I recently had a discussion with an old friend from my "spiritual but not religious" days. What's interesting to me is that he's just as (if not, more) antagonistic to the errors of modernity as the Traditionalist is. He addressed the hedonism, ennui, frenetic agitation, alienation, nihilism, and the evils emanating from the worldview of scientism/materialism. But, not surprisingly, he identified "religion", (particularly the Abrahamic faiths) as being "part of the problem" because of their fundamentally divisive character and their emphasis on belief and not on experience. He went on to say that the notion of revelation found in many of the theistic traditions is dangerous and destructive because it logically entails a moral imperative to either convert or fight those who don't join the fold. He basically argued for what amounts to a "new religion", one that embraces the positive aspects of both modernity and Tradition..... pretty standard spirituality talk.

What do you think is the primary problem with this pov?

John Fitzgerald said...

The British population is indeed being replaced. In major urban centres it's very plain to see. The changes in demographics since the mid-90s are staggering. Many refuse to accept the evidence of their eyes though. They choose to live in denial instead.

British society and culture is also being corroded from within from pernicious redefinitions of the family and gender identity. But you're absolutely right, Bruce. A blast of 'nativist' anger would do no good at all and only serve to further the interests of those who long for our disintegration. What's needed, in fact, is less Britain and more Logres - the inner, spiritual side of the country. Albion is another word for the same thing, of course. And that's what's required - an eruption of the hidden power of Logres/Albion into the visible 'day to day' world of Britain.

Bruce Charlton said...

@Chris - I can't comment on specific unknown-to-me people, of course; but the seriousness and integrity of spiritual but not religious peple is usually compromised by their acceptance of the sexual revolution in one or more of its facets.

Or, if not that, then they are corrupted by one or more of the aspects of modern secualr Leftism (equality, antiracism, diversity etc). These become - whether acknowledged or not - the true bottom-line of evaluation; the true priority - and spiritual demotivation and expediency is the outcome.

Spirituality is the means, religion is the end - and you can't live spiritually on the basis of means-only, lacking a goal. Inevitably, you become corrupted.

Chris said...


Sorry for veering away from the subject of the post. Incidentally, I responded to my friend in a way that largely mirrors what you said in your comment. He answered with the claim that his liberalism logically flows from his spiritual worldview, "While religiousness is characterized by devotion to a specific tradition, set of principles, or code of conduct, spirituality is associated with direct experience of self-transcendence and the feeling that we're all connected. Liberalism is the political expression of spirituality by emphasizing the importance of equality and social harmony. Spiritual experiences seem to make people feel more of a connection with others- the boundaries we normally maintain between ourselves and the world tend to dissolve during these experiences. These feelings of self-transcendence make it easier to recognize that we are all part of the same ultimate Reality, promoting an inclusive and egalitarian mindset."

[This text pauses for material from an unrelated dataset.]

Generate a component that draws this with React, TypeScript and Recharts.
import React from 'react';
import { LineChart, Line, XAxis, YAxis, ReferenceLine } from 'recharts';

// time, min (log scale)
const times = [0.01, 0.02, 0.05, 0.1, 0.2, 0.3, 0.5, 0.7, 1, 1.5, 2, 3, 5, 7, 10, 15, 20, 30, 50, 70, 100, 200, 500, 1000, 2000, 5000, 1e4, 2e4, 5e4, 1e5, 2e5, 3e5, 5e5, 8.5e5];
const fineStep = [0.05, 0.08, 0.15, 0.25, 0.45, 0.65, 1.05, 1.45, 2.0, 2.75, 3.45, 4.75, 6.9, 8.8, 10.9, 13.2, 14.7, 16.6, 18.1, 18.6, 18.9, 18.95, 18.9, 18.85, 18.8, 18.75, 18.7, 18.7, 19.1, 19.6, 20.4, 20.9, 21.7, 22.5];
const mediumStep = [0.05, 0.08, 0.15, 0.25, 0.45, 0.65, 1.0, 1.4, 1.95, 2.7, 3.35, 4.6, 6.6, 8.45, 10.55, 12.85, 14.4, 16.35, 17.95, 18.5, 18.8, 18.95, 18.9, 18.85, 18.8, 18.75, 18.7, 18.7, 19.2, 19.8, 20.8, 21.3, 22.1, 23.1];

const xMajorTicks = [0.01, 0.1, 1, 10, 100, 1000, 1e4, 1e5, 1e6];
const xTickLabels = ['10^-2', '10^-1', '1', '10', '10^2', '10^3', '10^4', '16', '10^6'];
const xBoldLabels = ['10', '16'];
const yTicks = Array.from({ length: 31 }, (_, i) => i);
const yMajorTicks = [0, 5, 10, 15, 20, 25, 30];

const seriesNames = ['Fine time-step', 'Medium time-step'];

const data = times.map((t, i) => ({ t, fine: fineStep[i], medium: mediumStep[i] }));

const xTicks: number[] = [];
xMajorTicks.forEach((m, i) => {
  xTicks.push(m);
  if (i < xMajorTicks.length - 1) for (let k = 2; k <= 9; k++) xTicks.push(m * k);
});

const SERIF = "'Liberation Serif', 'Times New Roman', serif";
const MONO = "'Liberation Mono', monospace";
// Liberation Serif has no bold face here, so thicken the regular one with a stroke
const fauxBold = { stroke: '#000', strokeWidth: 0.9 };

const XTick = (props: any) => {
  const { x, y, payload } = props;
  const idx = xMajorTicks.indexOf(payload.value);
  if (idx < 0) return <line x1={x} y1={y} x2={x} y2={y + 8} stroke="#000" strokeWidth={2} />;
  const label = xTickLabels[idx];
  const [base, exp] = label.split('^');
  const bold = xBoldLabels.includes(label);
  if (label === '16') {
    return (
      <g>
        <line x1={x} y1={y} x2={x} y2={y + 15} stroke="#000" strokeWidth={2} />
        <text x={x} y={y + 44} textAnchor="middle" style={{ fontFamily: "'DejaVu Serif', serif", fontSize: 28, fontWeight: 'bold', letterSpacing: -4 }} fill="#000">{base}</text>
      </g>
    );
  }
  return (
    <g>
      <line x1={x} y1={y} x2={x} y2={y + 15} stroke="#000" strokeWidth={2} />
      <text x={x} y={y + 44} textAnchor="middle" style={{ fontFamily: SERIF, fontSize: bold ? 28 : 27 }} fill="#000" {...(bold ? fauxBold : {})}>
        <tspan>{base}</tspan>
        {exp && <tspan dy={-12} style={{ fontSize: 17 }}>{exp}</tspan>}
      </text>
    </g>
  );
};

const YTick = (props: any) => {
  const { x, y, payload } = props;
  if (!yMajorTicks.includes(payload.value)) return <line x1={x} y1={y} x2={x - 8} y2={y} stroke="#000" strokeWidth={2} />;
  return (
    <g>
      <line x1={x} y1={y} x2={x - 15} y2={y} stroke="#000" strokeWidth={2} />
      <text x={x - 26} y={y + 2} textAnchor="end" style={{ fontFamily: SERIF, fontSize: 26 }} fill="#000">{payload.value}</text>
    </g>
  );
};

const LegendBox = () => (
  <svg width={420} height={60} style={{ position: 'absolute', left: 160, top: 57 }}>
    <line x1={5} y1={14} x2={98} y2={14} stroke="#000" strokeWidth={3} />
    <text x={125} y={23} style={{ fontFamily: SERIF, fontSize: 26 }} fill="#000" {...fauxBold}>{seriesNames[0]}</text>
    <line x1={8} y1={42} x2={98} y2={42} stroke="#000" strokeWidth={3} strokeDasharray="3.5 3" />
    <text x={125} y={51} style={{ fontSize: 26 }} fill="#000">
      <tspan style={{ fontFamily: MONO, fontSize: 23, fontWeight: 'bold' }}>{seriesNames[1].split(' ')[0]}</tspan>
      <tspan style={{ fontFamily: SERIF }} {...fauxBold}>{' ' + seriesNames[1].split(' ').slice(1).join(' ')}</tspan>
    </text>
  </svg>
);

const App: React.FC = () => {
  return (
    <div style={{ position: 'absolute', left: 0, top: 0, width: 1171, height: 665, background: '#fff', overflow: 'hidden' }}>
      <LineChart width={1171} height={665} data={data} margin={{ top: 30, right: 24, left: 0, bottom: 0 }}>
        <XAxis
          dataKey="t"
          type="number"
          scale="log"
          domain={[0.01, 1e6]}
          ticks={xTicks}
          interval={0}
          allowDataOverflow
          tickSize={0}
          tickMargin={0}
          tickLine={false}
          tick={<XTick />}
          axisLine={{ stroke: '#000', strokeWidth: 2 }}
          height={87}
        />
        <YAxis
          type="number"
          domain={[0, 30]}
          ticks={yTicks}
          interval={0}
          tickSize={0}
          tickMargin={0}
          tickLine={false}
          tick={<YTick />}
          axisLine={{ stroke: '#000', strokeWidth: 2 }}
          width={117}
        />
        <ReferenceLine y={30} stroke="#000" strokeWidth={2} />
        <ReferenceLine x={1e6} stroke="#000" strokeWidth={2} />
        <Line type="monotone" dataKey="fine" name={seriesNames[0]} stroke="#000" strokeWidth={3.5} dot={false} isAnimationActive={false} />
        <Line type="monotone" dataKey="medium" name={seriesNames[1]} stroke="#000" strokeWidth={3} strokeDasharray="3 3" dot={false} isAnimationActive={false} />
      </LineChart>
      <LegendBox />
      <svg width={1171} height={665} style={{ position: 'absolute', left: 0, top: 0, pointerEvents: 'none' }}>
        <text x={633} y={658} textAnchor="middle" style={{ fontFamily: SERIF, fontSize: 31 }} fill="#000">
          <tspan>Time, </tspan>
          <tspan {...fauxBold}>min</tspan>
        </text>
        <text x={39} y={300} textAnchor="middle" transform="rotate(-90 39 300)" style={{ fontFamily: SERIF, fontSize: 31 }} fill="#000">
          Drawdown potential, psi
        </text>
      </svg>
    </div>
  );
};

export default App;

It seems to me that folks like my friend simply do not accept the authority of Tradition, as such, which has its source in Divine Revelation. The reason for this, I think, is a dogmatic adherence to the individualist political/spiritual anthropology of modernity. And that perspective itself was the product of the endless pre-modern conflicts between the followers of different religious traditions.

It seems to me that this is a conundrum. We don't wish to reject modernity wholesale, particularly its good aspects like classical liberalism, but we also want the fullness of spirituality that comes from Tradition. That can only be the case (I think) unless we can point to a principled and hard demarcation line between classical and "progressive" liberalism. I an doubtful if that can be done.

Bruce Charlton said...

@Chris - I believe there is a way *forward* - indeed, that there is *only* the way forward, because we cannot go back to a previous tradition - the world has changed and we have changed (the two are inextricably linked).

(All attempts to revert to an earlier stage of human cultural or religious evolution - evolution in the sense of developmental-unfolding accrding to divine destiny - have failed completely.)

We have been stuck, for about 200 years, in a phase that was meant to be a short and swift transition between childhood and adulthood; as a society, we in the 'Western' nations were meant to be the first to reach adulthood, but instead we chose to remain perpetual, metaphysical adolescents who refuse to grow up, and consequently (generation upon generation) we have expanded the faults and failings of adolescence to an ever greater degree.

To acknowledge the above, Christians need to acknowledge fully that Time is real and Salvation History is linear - Christ's incarnation death and resurrection changed the cosmos, before is different from after and now is spiritually different from 200, 500, 1000 years ago - but until now Christians have only half acknowledged the implications.

(This perspective comes from Owen Barfield, mainly.)

William Wildblood said...

“Liberalism is the political expression of spirituality by emphasizing the importance of equality and social harmony. “
I realize you weren’t saying this, Chris, but it’s a common misconception. It confuses the absolute and the relative. Yes, ultimately all is one in God (equality) but manifested reality, the world of the many, is hierarchical and must be or else nothing could be differentiated from anything else. Nor could consciousness ever evolve from a primitive state. The task of the spiritual person is to keep a balance between the one and the many, between essential equality (oneness is a better word – there’s no such thing as equality really) and hierarchical realization. The ladder of being doesn’t just have one rung.

Chris said...


I totally agree- I think you're spot on. Some people have called the connection between the contemporary spirituality culture and leftism "spiritual humanism". I think it is noteworthy that the nondual traditions of the East (for which Western spiritualists hold in such high regard) have historically been at the antipodes of modern spiritual humanists. Those cultures have been overwhelmingly hierarchical, conservative and certainly not "progressive". Perhaps the typical modern Occidental is drawn to the pantheistic perspective because it resembles philosophical materialism by way of its essentially monistic framework? But, as you alluded to, they don't recognize "the many" because they mistake nondualism for monism.